- **STATED EXERCISE**:
Repeat the listing word for word. No pictures belong in the copy.

- **DATA**:
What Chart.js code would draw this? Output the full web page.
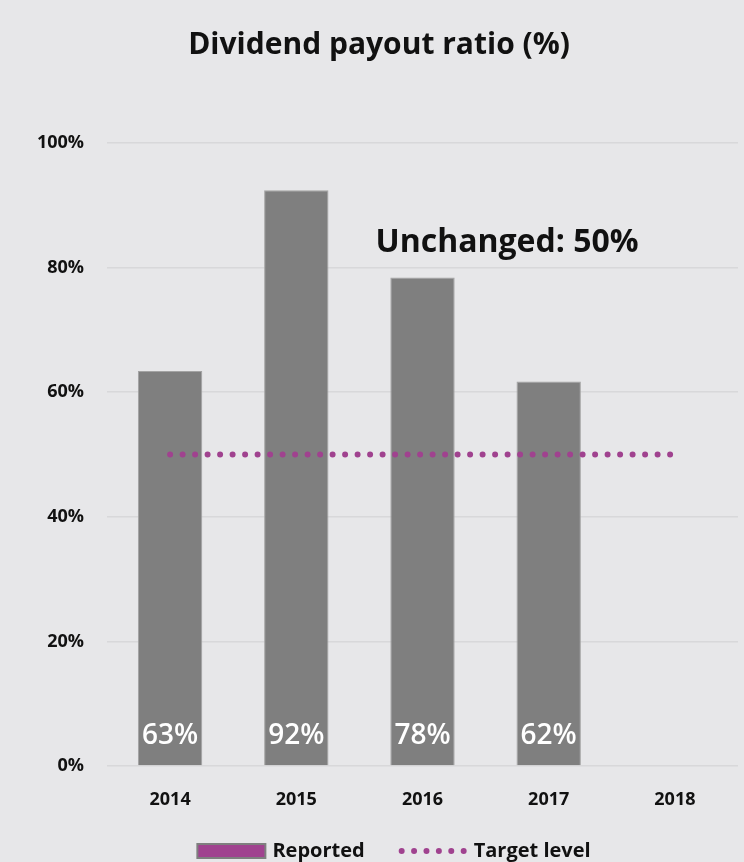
<!DOCTYPE html>
<html lang="en">
<head>
<meta charset="UTF-8">
<title>Dividend payout ratio (%)</title>
<script src="https://cdn.jsdelivr.net/npm/chart.js"></script>
<style>
  html, body { margin: 0; padding: 0; background: #e7e7e9; }
</style>
</head>
<body>
<canvas id="payoutChart" width="744" height="862"></canvas>
<script>
// data
const years = ['2014', '2015', '2016', '2017', '2018'];
const reported = [63.4, 92.4, 78.4, 61.7, null];
const targetLevel = [50, 50, 50, 50, 50];
const yStep = 20;
const yMax = 100;

const FONT = '"Open Sans", "DejaVu Sans", sans-serif';
const PURPLE = '#a0428f';
const BAR_GREY = '#7f7f7f';

// page background
const bgPlugin = {
  id: 'bg',
  beforeDraw(chart) {
    const ctx = chart.ctx;
    ctx.save();
    ctx.fillStyle = '#e7e7e9';
    ctx.fillRect(0, 0, chart.width, chart.height);
    ctx.restore();
  }
};

// white value labels at the foot of each bar + the "Unchanged" note
const labelsPlugin = {
  id: 'barLabels',
  afterDatasetsDraw(chart) {
    const ctx = chart.ctx;
    const meta = chart.getDatasetMeta(0);
    ctx.save();
    ctx.fillStyle = '#ffffff';
    ctx.font = '600 28px ' + FONT;
    ctx.textAlign = 'center';
    ctx.textBaseline = 'middle';
    meta.data.forEach((bar, i) => {
      const v = reported[i];
      if (v == null) return;
      ctx.fillText(Math.round(v) + '%', bar.x, bar.base - 29);
    });

    const xs = chart.scales.x, ys = chart.scales.y;
    ctx.fillStyle = '#111111';
    ctx.font = 'bold 32px ' + FONT;
    ctx.fillText('Unchanged: 50%', xs.getPixelForValue(2.67), ys.getPixelForValue(84));
    ctx.restore();
  }
};

// legend drawn by hand so the boxes match the original
const legendPlugin = {
  id: 'customLegend',
  afterDraw(chart) {
    const ctx = chart.ctx;
    ctx.save();
    ctx.font = 'bold 20px ' + FONT;
    ctx.textBaseline = 'middle';
    ctx.textAlign = 'left';
    const boxW = 68, gapText = 7, gapItem = 34;
    const t1 = 'Reported', t2 = 'Target level';
    const w1 = ctx.measureText(t1).width, w2 = ctx.measureText(t2).width;
    const total = boxW + gapText + w1 + gapItem + boxW + gapText + w2;
    let x = chart.width / 2 + 22 - total / 2;
    const y = chart.height - 11;

    ctx.fillStyle = PURPLE;
    ctx.fillRect(x, y - 7, boxW, 14);
    ctx.strokeStyle = BAR_GREY;
    ctx.lineWidth = 2;
    ctx.strokeRect(x, y - 7, boxW, 14);
    ctx.fillStyle = '#111111';
    ctx.fillText(t1, x + boxW + gapText, y);

    x += boxW + gapText + w1 + gapItem;
    ctx.fillStyle = PURPLE;
    for (let i = 0; i < 6; i++) {
      ctx.beginPath();
      ctx.arc(x + 3 + i * 12.4, y, 3, 0, Math.PI * 2);
      ctx.fill();
    }
    ctx.fillStyle = '#111111';
    ctx.fillText(t2, x + boxW + gapText, y);
    ctx.restore();
  }
};

const ctx = document.getElementById('payoutChart').getContext('2d');
new Chart(ctx, {
  type: 'bar',
  data: {
    labels: years,
    datasets: [
      {
        label: 'Reported',
        data: reported,
        backgroundColor: BAR_GREY,
        borderColor: '#a3a3a3',
        borderWidth: 1,
        barPercentage: 0.51,
        categoryPercentage: 1.0,
        order: 2
      },
      {
        type: 'line',
        label: 'Target level',
        data: targetLevel,
        borderColor: PURPLE,
        borderWidth: 6,
        borderDash: [0, 12.5],
        borderCapStyle: 'round',
        pointRadius: 0,
        fill: false,
        order: 1
      }
    ]
  },
  options: {
    responsive: false,
    animation: false,
    layout: { padding: { left: 20, right: 6, top: 0, bottom: 50 } },
    plugins: {
      legend: { display: false },
      tooltip: { enabled: false },
      title: {
        display: true,
        text: 'Dividend payout ratio (%)',
        color: '#111111',
        font: { family: FONT, size: 30, weight: 'bold' },
        padding: { top: 27, bottom: 80 }
      }
    },
    scales: {
      x: {
        grid: { display: false, drawTicks: false },
        border: { display: false },
        ticks: {
          color: '#111111',
          font: { family: FONT, size: 18, weight: 'bold' },
          padding: 23
        },
        afterFit(scale) { scale.height = 46; }
      },
      y: {
        min: 0,
        max: yMax,
        grid: { color: '#d8d8da', lineWidth: 1.5, drawTicks: false },
        border: { display: false },
        ticks: {
          stepSize: yStep,
          color: '#111111',
          font: { family: FONT, size: 18, weight: 'bold' },
          padding: 23,
          callback: v => v + '%'
        },
        afterFit(scale) { scale.width = 87; }
      }
    }
  },
  plugins: [bgPlugin, labelsPlugin, legendPlugin]
});
</script>
</body>
</html>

- **OUTPUT FOR THIS TASK**:
What Chart.js code would draw this? Output the full web page.
<!DOCTYPE html>
<html lang="en">
<head>
<meta charset="UTF-8">
<title>Dividend payout ratio (%)</title>
<script src="https://cdn.jsdelivr.net/npm/chart.js"></script>
<style>
  html, body { margin: 0; padding: 0; background: #e7e7e9; }
</style>
</head>
<body>
<canvas id="payoutChart" width="744" height="862"></canvas>
<script>
// data
const years = ['2014', '2015', '2016', '2017', '2018'];
const reported = [63.4, 92.4, 78.4, 61.7, null];
const targetLevel = [50, 50, 50, 50, 50];
const yStep = 20;
const yMax = 100;

const FONT = '"Open Sans", "DejaVu Sans", sans-serif';
const PURPLE = '#a0428f';
const BAR_GREY = '#7f7f7f';

// page background
const bgPlugin = {
  id: 'bg',
  beforeDraw(chart) {
    const ctx = chart.ctx;
    ctx.save();
    ctx.fillStyle = '#e7e7e9';
    ctx.fillRect(0, 0, chart.width, chart.height);
    ctx.restore();
  }
};

// white value labels at the foot of each bar + the "Unchanged" note
const labelsPlugin = {
  id: 'barLabels',
  afterDatasetsDraw(chart) {
    const ctx = chart.ctx;
    const meta = chart.getDatasetMeta(0);
    ctx.save();
    ctx.fillStyle = '#ffffff';
    ctx.font = '600 28px ' + FONT;
    ctx.textAlign = 'center';
    ctx.textBaseline = 'middle';
    meta.data.forEach((bar, i) => {
      const v = reported[i];
      if (v == null) return;
      ctx.fillText(Math.round(v) + '%', bar.x, bar.base - 29);
    });

    const xs = chart.scales.x, ys = chart.scales.y;
    ctx.fillStyle = '#111111';
    ctx.font = 'bold 32px ' + FONT;
    ctx.fillText('Unchanged: 50%', xs.getPixelForValue(2.67), ys.getPixelForValue(84));
    ctx.restore();
  }
};

// legend drawn by hand so the boxes match the original
const legendPlugin = {
  id: 'customLegend',
  afterDraw(chart) {
    const ctx = chart.ctx;
    ctx.save();
    ctx.font = 'bold 20px ' + FONT;
    ctx.textBaseline = 'middle';
    ctx.textAlign = 'left';
    const boxW = 68, gapText = 7, gapItem = 34;
    const t1 = 'Reported', t2 = 'Target level';
    const w1 = ctx.measureText(t1).width, w2 = ctx.measureText(t2).width;
    const total = boxW + gapText + w1 + gapItem + boxW + gapText + w2;
    let x = chart.width / 2 + 22 - total / 2;
    const y = chart.height - 11;

    ctx.fillStyle = PURPLE;
    ctx.fillRect(x, y - 7, boxW, 14);
    ctx.strokeStyle = BAR_GREY;
    ctx.lineWidth = 2;
    ctx.strokeRect(x, y - 7, boxW, 14);
    ctx.fillStyle = '#111111';
    ctx.fillText(t1, x + boxW + gapText, y);

    x += boxW + gapText + w1 + gapItem;
    ctx.fillStyle = PURPLE;
    for (let i = 0; i < 6; i++) {
      ctx.beginPath();
      ctx.arc(x + 3 + i * 12.4, y, 3, 0, Math.PI * 2);
      ctx.fill();
    }
    ctx.fillStyle = '#111111';
    ctx.fillText(t2, x + boxW + gapText, y);
    ctx.restore();
  }
};

const ctx = document.getElementById('payoutChart').getContext('2d');
new Chart(ctx, {
  type: 'bar',
  data: {
    labels: years,
    datasets: [
      {
        label: 'Reported',
        data: reported,
        backgroundColor: BAR_GREY,
        borderColor: '#a3a3a3',
        borderWidth: 1,
        barPercentage: 0.51,
        categoryPercentage: 1.0,
        order: 2
      },
      {
        type: 'line',
        label: 'Target level',
        data: targetLevel,
        borderColor: PURPLE,
        borderWidth: 6,
        borderDash: [0, 12.5],
        borderCapStyle: 'round',
        pointRadius: 0,
        fill: false,
        order: 1
      }
    ]
  },
  options: {
    responsive: false,
    animation: false,
    layout: { padding: { left: 20, right: 6, top: 0, bottom: 50 } },
    plugins: {
      legend: { display: false },
      tooltip: { enabled: false },
      title: {
        display: true,
        text: 'Dividend payout ratio (%)',
        color: '#111111',
        font: { family: FONT, size: 30, weight: 'bold' },
        padding: { top: 27, bottom: 80 }
      }
    },
    scales: {
      x: {
        grid: { display: false, drawTicks: false },
        border: { display: false },
        ticks: {
          color: '#111111',
          font: { family: FONT, size: 18, weight: 'bold' },
          padding: 23
        },
        afterFit(scale) { scale.height = 46; }
      },
      y: {
        min: 0,
        max: yMax,
        grid: { color: '#d8d8da', lineWidth: 1.5, drawTicks: false },
        border: { display: false },
        ticks: {
          stepSize: yStep,
          color: '#111111',
          font: { family: FONT, size: 18, weight: 'bold' },
          padding: 23,
          callback: v => v + '%'
        },
        afterFit(scale) { scale.width = 87; }
      }
    }
  },
  plugins: [bgPlugin, labelsPlugin, legendPlugin]
});
</script>
</body>
</html>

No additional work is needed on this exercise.